KABUL (AFP) - A criminal gang that kidnapped a German woman in the Afghan capital Kabul at the weekend was motivated by money, the interior ministry said Monday.
The woman, Christina Meier, was freed early Monday in a police raid on a compound where she had been held for 36 hours.
The gang had demanded a ransom of around one million US dollars, ministry spokesman Zemarai Bashary told reporters in Kabul.
"The motive behind the kidnapping was mainly ransom. They had demanded a big sum -- about a million dollars," Bashary said.
"Initial investigations indicate that this group is a criminal gang and their main aim on this issue was to get money."
Four men, including the gang leader, were arrested and were being interrogated, he said.
Bashary said Meier, who works with the aid charity ORA International, was handed over to German embassy officials in Kabul and was in good health.
"She's fine, her health is okay. But it's very unfortunate that this happens to a woman. It's a shame," he said.
Afghan police surrounded the house in southwest Kabul where Meier was being held early Monday and forced her captors to surrender, officials said.
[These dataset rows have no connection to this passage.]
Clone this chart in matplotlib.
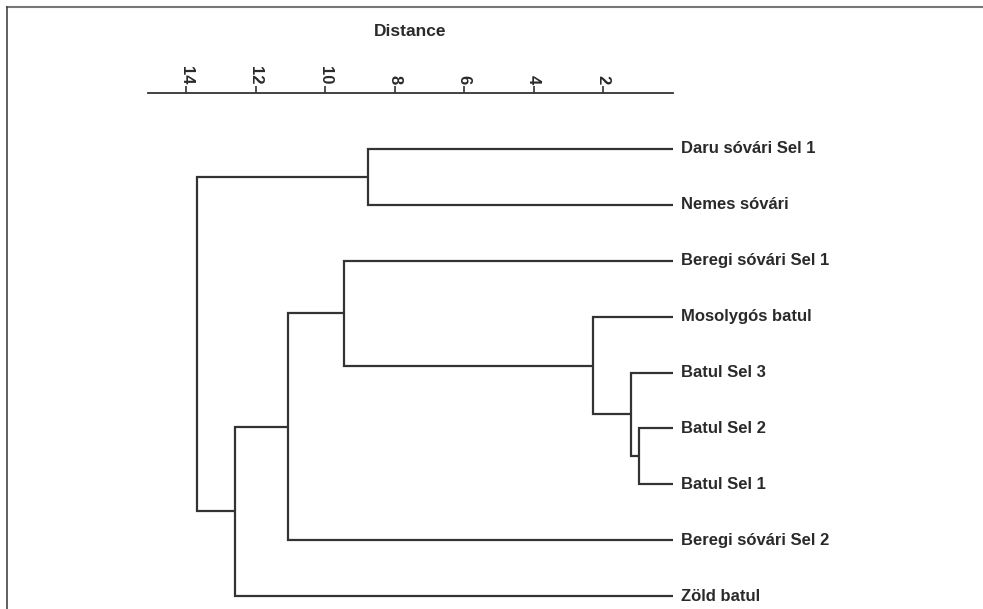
import matplotlib
matplotlib.use("Agg")
import matplotlib.pyplot as plt
from matplotlib.lines import Line2D

plt.rcParams['font.family'] = ['Liberation Sans', 'DejaVu Sans']

leaves = ["Daru sóvári Sel 1", "Nemes sóvári", "Beregi sóvári Sel 1",
          "Mosolygós batul", "Batul Sel 3", "Batul Sel 2", "Batul Sel 1",
          "Beregi sóvári Sel 2", "Zöld batul"]

# linkage: cluster n_leaves + k joins merge_left[k] and merge_right[k]
merge_left = [5, 4, 3, 0, 2, 13, 14, 12]
merge_right = [6, 9, 10, 1, 11, 7, 8, 15]
merge_height = [0.96, 1.19, 2.28, 8.77, 9.45, 11.06, 12.59, 13.68]

tick_values = [14, 12, 10, 8, 6, 4, 2]

LINE = "#333333"
TEXT = "#2a2a2a"

fig = plt.figure(figsize=(9.83, 6.09), dpi=100)
ax = fig.add_axes([148 / 983, 0, (672.5 - 148) / 983, 1 - 93 / 609])

n = len(leaves)
pos = {i: (0.0, float(i)) for i in range(n)}
for k, (a, b, h) in enumerate(zip(merge_left, merge_right, merge_height)):
    xa, ya = pos[a]
    xb, yb = pos[b]
    ax.plot([xa, h, h, xb], [ya, ya, yb, yb], color=LINE, lw=1.6,
            solid_joinstyle="miter", solid_capstyle="butt", clip_on=False)
    pos[n + k] = (h, (ya + yb) / 2)

for i, name in enumerate(leaves):
    ax.annotate(name, (0, i), xytext=(6, 0), textcoords="offset points",
                va="center", ha="left", fontsize=12, fontweight="bold",
                color=TEXT, annotation_clip=False)

ax.set_xlim(15.1, 0)
ax.set_ylim(8.23, -1.0)

for side in ["left", "right", "bottom"]:
    ax.spines[side].set_visible(False)
ax.spines["top"].set_color(LINE)
ax.spines["top"].set_linewidth(1.3)
ax.set_yticks([])
ax.xaxis.set_ticks_position("top")
ax.xaxis.set_label_position("top")
ax.set_xticks(tick_values)
ax.set_xticklabels([str(v) for v in tick_values], rotation=270,
                   fontsize=12, fontweight="bold", color=TEXT)
ax.tick_params(axis="x", direction="out", length=5, width=1.2, color=LINE, pad=1)
ax.set_xlabel("Distance", fontsize=12.5, fontweight="bold", color=TEXT,
              labelpad=22)
ax.patch.set_visible(False)

# page frame along the top and left edges
fig.add_artist(Line2D([7 / 983, 1], [1 - 7 / 609, 1 - 7 / 609],
                      transform=fig.transFigure, color="#777777", lw=1.5))
fig.add_artist(Line2D([7 / 983, 7 / 983], [0, 1 - 7 / 609],
                      transform=fig.transFigure, color="#444444", lw=1.2))

fig.savefig("out.png", dpi=100)
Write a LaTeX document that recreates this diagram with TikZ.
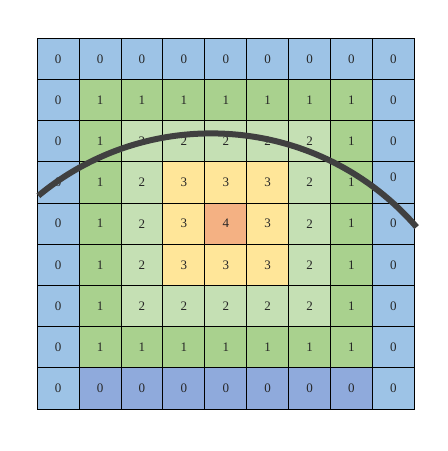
\documentclass[tikz,border=0pt]{standalone}
\usepackage{fontspec}
\setmainfont{Liberation Serif}
\definecolor{v0}{HTML}{9DC3E6}
\definecolor{vb}{HTML}{8FAADC}
\definecolor{v1}{HTML}{A9D18E}
\definecolor{v2}{HTML}{C5E0B4}
\definecolor{v3}{HTML}{FFE699}
\definecolor{v4}{HTML}{F4B183}
\definecolor{arcgray}{HTML}{404040}
\tikzset{
  cell/.style={draw=black, line width=0.9pt, minimum width=41.88pt, minimum height=41.2pt,
    inner sep=0pt, outer sep=0pt, font=\fontsize{13}{14}\selectfont, text=black!85},
  arcline/.style={draw=arcgray, line width=6pt, line cap=butt}
}
\begin{document}
\begin{tikzpicture}[x=1pt,y=1pt]
\useasboundingbox (0,0) rectangle (448,451);
\foreach \r/\vals in {
  0/{0/0,0/0,0/0,0/0,0/0,0/0,0/0,0/0,0/0},
  1/{0/0,1/1,1/1,1/1,1/1,1/1,1/1,1/1,0/0},
  2/{0/0,1/1,2/2,2/2,2/2,2/2,2/2,1/1,0/0},
  3/{0/0,1/1,2/2,3/3,3/3,3/3,2/2,1/1,0/{\raisebox{10pt}{0}}},
  4/{0/0,1/1,2/2,3/3,4/4,3/3,2/2,1/1,0/0},
  5/{0/0,1/1,2/2,3/3,3/3,3/3,2/2,1/1,0/0},
  6/{0/0,1/1,2/2,2/2,2/2,2/2,2/2,1/1,0/0},
  7/{0/0,1/1,1/1,1/1,1/1,1/1,1/1,1/1,0/0},
  8/{0/0,b/0,b/0,b/0,b/0,b/0,b/0,b/0,0/0}}{
  \foreach \k/\t [count=\c from 0] in \vals {
    \node[cell, fill=v\k] (c-\r-\c) at ({37.3+(\c+0.5)*41.88},{412.7-(\r+0.5)*41.2}) {\t};
  }
}
\coordinate (arcc) at (211.4,46.1);
\draw[arcline] (arcc) ++(129.6:271.5) arc[start angle=129.6, end angle=40.9, radius=271.5];
\end{tikzpicture}
\end{document}
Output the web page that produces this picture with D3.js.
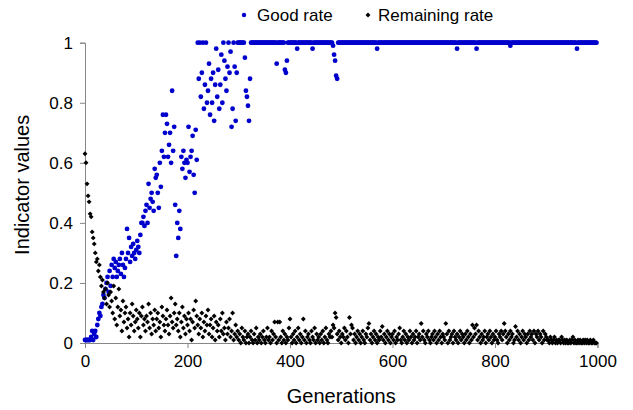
<!DOCTYPE html>
<html>
<head>
<meta charset="utf-8">
<script src="https://cdn.jsdelivr.net/npm/d3@7"></script>
<style>
    body { margin: 0; background: #fff; }
    svg { display: block; font-family: Arial, "Liberation Sans", sans-serif; }
</style>
</head>
<body>
<svg id="chart" width="633" height="410"></svg>
<script>
// values are read every 2 generations (0, 2, 4, ... 998)
var genStep = 2;

var xTicks = [0, 200, 400, 600, 800, 1000];
var yTicks = [0, 0.2, 0.4, 0.6, 0.8, 1];
var seriesNames = ["Good rate", "Remaining rate"];

var goodRate = [
    .01,.01,.01,.01,.01,.01,.02,.04,.01,.03,
    .04,.02,.06,.08,.1,.09,.12,.13,.16,.15,
    .18,.2,.22,.17,.24,.19,.26,.22,.28,.25,
    .27,.22,.24,.26,.28,.23,.3,.26,.22,.25,
    .28,.38,.3,.35,.27,.32,.29,.33,.3,.28,
    .31,.34,.32,.3,.36,.4,.4,.42,.39,.44,
    .46,.4,.53,.45,.48,.5,.47,.44,.58,.55,
    .56,.5,.45,.6,.52,.64,.76,.62,.7,.76,
    .73,.62,.66,.7,.6,.84,.64,.72,.46,.29,
    .4,.35,.44,.38,.62,.58,.64,.6,.55,.61,
    .6,.72,.57,.62,.64,.69,.56,.5,.71,.61,
    1,.88,1,.82,.9,1,.78,.86,1,.8,
    .84,.93,.76,.88,.8,.9,.74,.86,.98,.82,
    .91,.78,.86,.96,.8,1,.94,.88,.84,.92,
    1,.9,.97,.72,.78,1,.92,.74,.9,1,
    1,1,1,1,1,1,.95,.84,.82,.79,
    .74,.88,1,1,1,1,1,1,1,1,
    1,1,1,1,1,1,1,1,1,1,
    1,1,1,1,1,1,1,.93,1,1,
    1,1,1,1,1,.91,.9,.94,1,1,
    1,1,1,1,1,1,1,.98,1,1,
    1,1,1,1,1,1,1,1,1,1,
    1,1,.98,1,1,1,1,1,1,1,
    1,1,1,1,1,1,1,1,1,1,
    1,1,.99,.96,.94,.89,.88,1,1,1,
    1,1,1,1,1,1,1,1,1,1,
    1,1,1,1,1,1,1,1,1,1,
    1,1,1,1,1,1,1,1,1,1,
    1,1,1,1,1,.98,1,1,1,1,
    1,1,1,1,1,1,1,1,1,1,
    1,1,1,1,1,1,1,1,1,1,
    1,1,1,1,1,1,1,1,1,1,
    1,1,1,1,1,1,1,1,1,1,
    1,1,1,1,1,1,1,1,1,1,
    1,1,1,1,1,1,1,1,1,1,
    1,1,1,1,1,1,1,1,1,1,
    1,1,1,.98,1,1,1,1,1,1,
    1,1,1,1,1,1,1,1,1,1,
    1,1,.98,1,1,1,1,1,1,1,
    1,1,1,1,1,1,1,1,1,1,
    1,1,1,1,1,1,1,1,1,1,
    1,1,1,1,1,.99,1,1,1,1,
    1,1,1,1,1,1,1,1,1,1,
    1,1,1,1,1,1,1,1,1,1,
    1,1,1,1,1,1,1,1,1,1,
    1,1,1,1,1,1,1,1,1,1,
    1,1,1,1,1,1,1,1,1,1,
    1,1,1,1,1,1,1,1,1,1,
    .98,1,1,1,1,1,1,1,1,1,
    1,1,1,1,1,1,1,1,1,1
];

var remainingRate = [
    .63,.6,.53,.49,.47,.43,.42,.37,.35,.33,
    .3,.27,.28,.24,.26,.22,.19,.21,.17,.15,
    .18,.13,.2,.16,.12,.17,.14,.1,.19,.08,
    .15,.06,.12,.18,.09,.11,.04,.14,.07,.1,
    .12,.05,.08,.02,.1,.06,.13,.09,.04,.07,
    .11,.08,.05,.1,.02,.09,.12,.06,.08,.04,
    .09,.07,.13,.05,.1,.03,.08,.06,.11,.04,
    .08,.1,.05,.07,.02,.12,.09,.06,.04,.08,
    .11,.06,.03,.09,.15,.07,.05,.1,.13,.06,
    .08,.04,.1,.02,.07,.12,.05,.09,.03,.08,
    .06,.1,.04,.08,.01,.07,.11,.05,.14,.09,
    .06,.03,.08,.05,.1,.02,.07,.04,.09,.06,
    .11,.03,.06,.08,.02,.05,.09,.01,.07,.04,
    .06,.02,.08,.04,.1,.03,.05,.01,.07,.03,
    .05,.08,.02,.04,.1,.01,.03,.06,.02,.04,
    .01,.03,0,.05,.02,.01,.04,0,.02,.03,
    0,.02,.04,.01,0,.03,.01,.05,0,.02,
    .01,.03,0,.02,.04,.01,0,.02,.05,.01,
    .02,0,.04,.01,.03,.07,.02,0,.07,.01,
    .07,.02,0,.04,.01,.03,0,.02,.01,.05,
    .08,.02,0,.03,.01,.04,0,.02,.05,.01,
    .03,0,.02,.08,.01,.04,0,.02,.03,.01,
    0,.04,.02,.01,.05,0,.03,.01,.02,0,
    .03,.01,.04,0,.02,.05,.01,0,.03,.02,
    .04,.02,.06,.05,.1,.085,.03,.01,.04,.02,
    0,.03,.02,.05,.01,.04,.02,0,.085,.03,
    .06,.05,.01,.03,0,.02,.04,.01,.03,0,
    .02,.04,.01,0,.03,.02,.05,.065,.01,.03,
    0,.02,.04,.01,.03,0,.02,.01,.04,.02,
    .055,.01,.03,0,.02,.04,.01,.03,0,.02,
    .03,.01,.04,0,.02,.01,.03,.05,.01,0,
    .02,.04,.01,.03,0,.02,.01,.04,.02,0,
    .03,.01,.02,.04,0,.02,.03,.01,.065,.02,
    .04,.01,0,.03,.02,.04,.01,0,.02,.03,
    .01,.04,.02,0,.03,.01,.04,.02,0,.03,
    .02,.01,.065,.03,0,.04,.01,.02,.03,0,
    .04,.02,.01,.03,0,.02,.04,.01,.03,.02,
    0,.03,.01,.04,.02,0,.03,.01,.06,.02,
    .05,.03,.06,.01,.04,.02,0,.03,.01,.02,
    .04,0,.02,.03,.01,.04,.02,0,.03,.01,
    .02,.04,.01,0,.03,.02,.04,.01,.03,.065,
    .04,.02,0,.03,.01,.04,.02,.03,0,.01,
    .055,.02,.04,.01,.03,0,.02,.04,.01,.03,
    .02,0,.03,.01,.04,.02,.03,.01,.04,0,
    .03,.02,.04,.01,.03,.02,0,.04,.01,.03,
    .02,.01,.01,0,.02,.01,0,.01,.02,0,
    .01,0,.01,.01,0,.02,.01,0,.01,0,
    .01,0,0,.01,0,.01,.02,0,.01,0,
    0,.01,0,.01,0,0,.01,0,.01,0,
    .01,0,0,.01,0,0,.01,0,0,0
];

var blue = "#0000cc";
var axisGrey = "#868686";

var svg = d3.select("#chart");
var plotLeft = 85, plotRight = 597.5, plotTop = 42.7, plotBottom = 343;

var x = d3.scaleLinear().domain([0, 1000]).range([plotLeft, plotRight]);
var y = d3.scaleLinear().domain([0, 1]).range([plotBottom, plotTop]);

var xAxis = svg.append("g")
    .attr("transform", "translate(0," + plotBottom + ")")
    .call(d3.axisBottom(x).tickValues(xTicks).tickSizeOuter(0).tickSize(5).tickPadding(7)
        .tickFormat(function (d) { return String(d); }));

var yAxis = svg.append("g")
    .attr("transform", "translate(" + plotLeft + ",0)")
    .call(d3.axisLeft(y).tickValues(yTicks).tickSizeOuter(0).tickSize(5).tickPadding(7)
        .tickFormat(function (d) { return String(d); }));

[xAxis, yAxis].forEach(function (g) {
    g.selectAll("path, line").attr("stroke", axisGrey);
    g.selectAll("text")
        .attr("fill", "#000")
        .style("font-size", "17px")
        .style("font-family", "Arial, 'Liberation Sans', sans-serif");
});

function toPoints(values) {
    return values.map(function (v, i) { return { gen: i * genStep, value: v }; });
}

svg.append("g").selectAll("circle")
    .data(toPoints(goodRate))
    .enter()
    .append("circle")
    .attr("cx", function (d) { return x(d.gen); })
    .attr("cy", function (d) { return y(d.value); })
    .attr("r", 2.4)
    .attr("fill", blue);

// small diamond = square turned 45 degrees
var diamond = d3.symbol().type(d3.symbolSquare).size(12);

svg.append("g").selectAll("path")
    .data(toPoints(remainingRate))
    .enter()
    .append("path")
    .attr("d", diamond)
    .attr("transform", function (d) { return "translate(" + x(d.gen) + "," + y(d.value) + ") rotate(45)"; })
    .attr("fill", "#000");

// legend
var legend = svg.append("g").style("font-size", "17px");
legend.append("circle").attr("cx", 244).attr("cy", 15).attr("r", 2.2).attr("fill", blue);
legend.append("text").attr("x", 257).attr("y", 21).text(seriesNames[0]);
legend.append("path").attr("d", diamond).attr("transform", "translate(368,15) rotate(45)").attr("fill", "#000");
legend.append("text").attr("x", 378).attr("y", 21).text(seriesNames[1]);

// axis titles
svg.append("text")
    .attr("x", (plotLeft + plotRight) / 2)
    .attr("y", 403)
    .attr("text-anchor", "middle")
    .style("font-size", "20px")
    .text("Generations");

svg.append("text")
    .attr("transform", "translate(29," + ((plotTop + plotBottom) / 2 - 8) + ") rotate(-90)")
    .attr("text-anchor", "middle")
    .style("font-size", "20px")
    .text("Indicator values");
</script>
</body>
</html>
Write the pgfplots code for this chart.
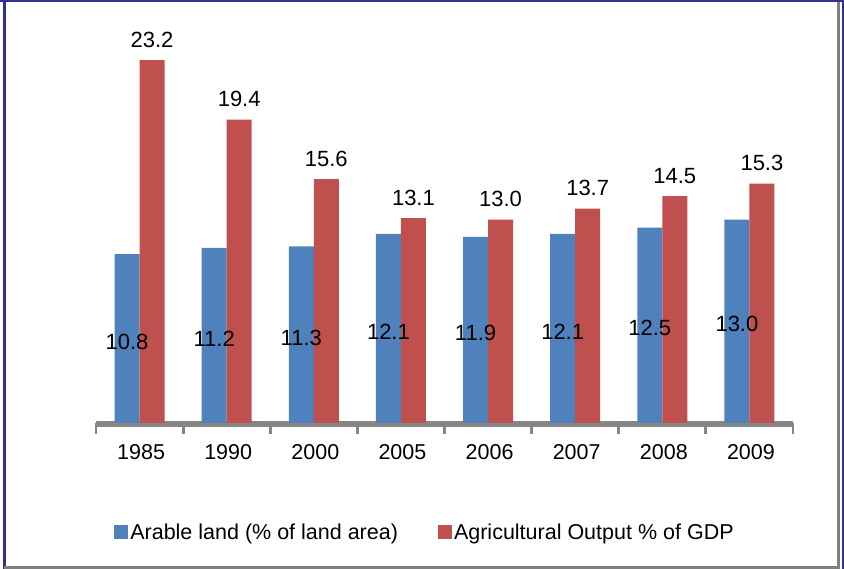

"We successfully rescued her," said police colonel Ghulam Rasoul, who took part in the operation.
"We located the house where she was kept. We surrounded the house and called on the kidnappers to surrender to police. They came out one by one and surrendered and then we freed the hostage. She's fine."
Meier, who appeared in a video released Sunday by her abductors, had been seized at gunpoint in broad daylight a day earlier at a Kabul restaurant. A taxi driver was killed in the crossfire between police and the kidnappers.
Her kidnapping had stoked fears of a drawn-out hostage crisis with one of her apparent captors, his face covered, using the video to demand the release of jailed Afghans for her freedom.